Parmotrema pseudotinctorum (des Abb.) Hale is a foliose lichen able to colonize large areas on rock surfaces in semiarid and warm localities in the Canary Islands. In
this contribution, we investigate the phycobionts of this successful lichen under these extreme
environmental conditions using ultrastructural and genetic methodologies. Two populations
from La Gomera and La Palma islands were analyzed. After TEM analyses, three algal types
were clearly distinguished in intrathalline symbiosis, provisionally named Ph1, Ph2, and
Ph3. Two of them (Ph1 and Ph2) were Trebouxia showing a well visible pyrenoid corticolatype the chloroplast thylakoids being very different in both. The type Ph3 could be a taxon
included in the genus Asterochloris. Our molecular approach consisted in sequencing two different DNA loci: a portion of the chloroplast psbA gene and nuclear ITS. Sequences of the
psbA gene resulted in electrophoretograms showing double peaks when DNA extracted from
the whole lichen thallus was used as template. Such double peaks were interpreted as single
nucleotide polymorphisms (SNPs). This interpretation was confirmed by cloning. However,
no intrathalline polymorphisms were detected among the nrITS sequences. Phylogenetic
analyses on the basis of the psbA gene revealed three distinct clades. It is likely that these
clades corresponded to the the three different morphotypes revealed by TEM. One of these
clades, was closely related to T. corticola, other was related to Asterochloris glomerata and
the third did not grouped with any specific taxa. These results are the first piece of evidence
that algal coexistence may even be established between species of different genera of the Trebouxiophyceae (Asterochloris and Trebouxia at least). Moreover, the coexistence of several
microalgal taxa evidenced in this study appears as a consistent character among the populations of this foliose lichen. Further isolation and cultivation of the three different algal types
and physiological studies should shed light on the ecological plasticity of the entire holobiont.

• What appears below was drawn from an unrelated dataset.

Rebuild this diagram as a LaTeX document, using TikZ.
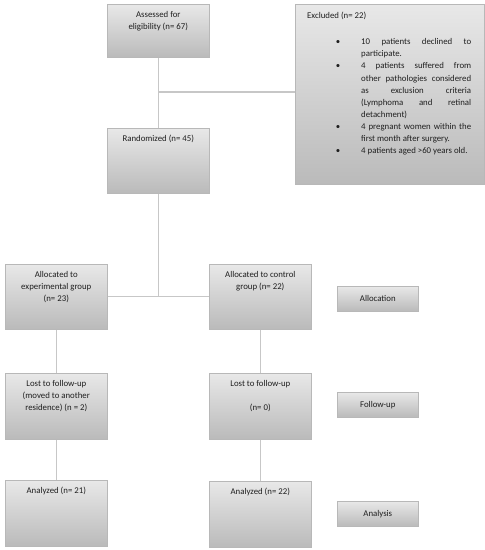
\documentclass[tikz,border=0pt]{standalone}
\usepackage{fontspec}
\setmainfont{Carlito}
\newcommand{\myitem}{\par\leavevmode\llap{\textbullet\hspace{21pt}}}
\begin{document}
\begin{tikzpicture}[x=1pt,y=-1pt,
  box/.style={draw=black!28, line width=0.6pt, top color=black!9, bottom color=black!27, rectangle, inner sep=0pt, anchor=north west},
  lbl/.style={anchor=north, align=center, inner sep=0pt, text=black!88, font=\fontsize{8.8}{12}\selectfont, yshift=-7pt},
  conn/.style={draw=black!22, line width=1.1pt}]
\useasboundingbox (0,0) rectangle (485,550);
% boxes
\node[box, minimum width=102pt, minimum height=53pt, label={[lbl]north:Assessed for\\eligibility (n= 67)}] (assess) at (107,4) {};
\node[box, minimum width=102pt, minimum height=65pt, label={[lbl]north:Randomized (n= 45)}] (rand) at (107,128) {};
\node[box, minimum width=189pt, minimum height=180pt] (excl) at (295,4) {};
\node[anchor=north west, inner sep=0pt, text width=164pt, align=justify, text=black!88, font=\fontsize{8.8}{12.1}\selectfont] (excltext) at (307,12) {%
\parindent=0pt Excluded (n= 22)\par\vspace{14pt}%
\setlength{\leftskip}{54pt}%
\myitem 10 patients declined to\linebreak participate.
\myitem 4 patients suffered from\linebreak other pathologies considered\linebreak as exclusion criteria\linebreak (Lymphoma and retinal\linebreak detachment)
\myitem 4 pregnant women within the\linebreak first month after surgery.
\myitem 4 patients aged >60 years old.\par};
\node[box, minimum width=102pt, minimum height=65pt, label={[lbl]north:Allocated to\\experimental group\\(n= 23)}] (expal) at (5,264) {};
\node[box, minimum width=102pt, minimum height=65pt, label={[lbl,yshift=0pt]north:Allocated to control\\group (n= 22)}] (ctrlal) at (209,264) {};
\node[box, minimum width=81pt, minimum height=25pt, font=\fontsize{8.8}{12}\selectfont, text=black!88] (alloc) at (337,286) {Allocation};
\node[box, minimum width=102pt, minimum height=66pt, label={[lbl]north:Lost to follow-up\\(moved to another\\residence) (n = 2)}] (lostexp) at (5,373) {};
\node[box, minimum width=102pt, minimum height=66pt, label={[lbl]north:Lost to follow-up\\[12pt](n= 0)}] (lostctrl) at (209,373) {};
\node[box, minimum width=81pt, minimum height=25pt, font=\fontsize{8.8}{12}\selectfont, text=black!88] (follow) at (337,392) {Follow-up};
\node[box, minimum width=102pt, minimum height=66pt, label={[lbl]north:Analyzed (n= 21)}] (anaexp) at (5,480) {};
\node[box, minimum width=102pt, minimum height=66pt, label={[lbl]north:Analyzed (n= 22)}] (anactrl) at (209,481) {};
\node[box, minimum width=81pt, minimum height=25pt, font=\fontsize{8.8}{12}\selectfont, text=black!88] (analysis) at (337,501) {Analysis};
% connectors
\draw[conn] (assess.south) -- (rand.north);
\draw[conn] (excl.west |- 0,92) -- (assess.south |- 0,92);
\draw[conn] (rand.south) -- (rand.south |- expal.east);
\draw[conn] (expal.east) -- (ctrlal.west);
\draw[conn] (expal.south) -- (lostexp.north);
\draw[conn] (lostexp.south) -- (anaexp.north);
\draw[conn] (ctrlal.south) -- (lostctrl.north);
\draw[conn] (lostctrl.south) -- (anactrl.north);
\end{tikzpicture}
\end{document}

Along with such variety of intrathalline coexisting algae, another unexpected result was the
observation of an almost continuous layer of bacterial-communities coating the lower cortex in all the studied samples of P. pseudotinctorum. The function of these biofilms in the
lichen symbiosis remains to be elucidated. The existence of such particular symbiosis involving different algal species and bacteria could be explained by an increased fitness in particular habitats or under specific environmental conditions.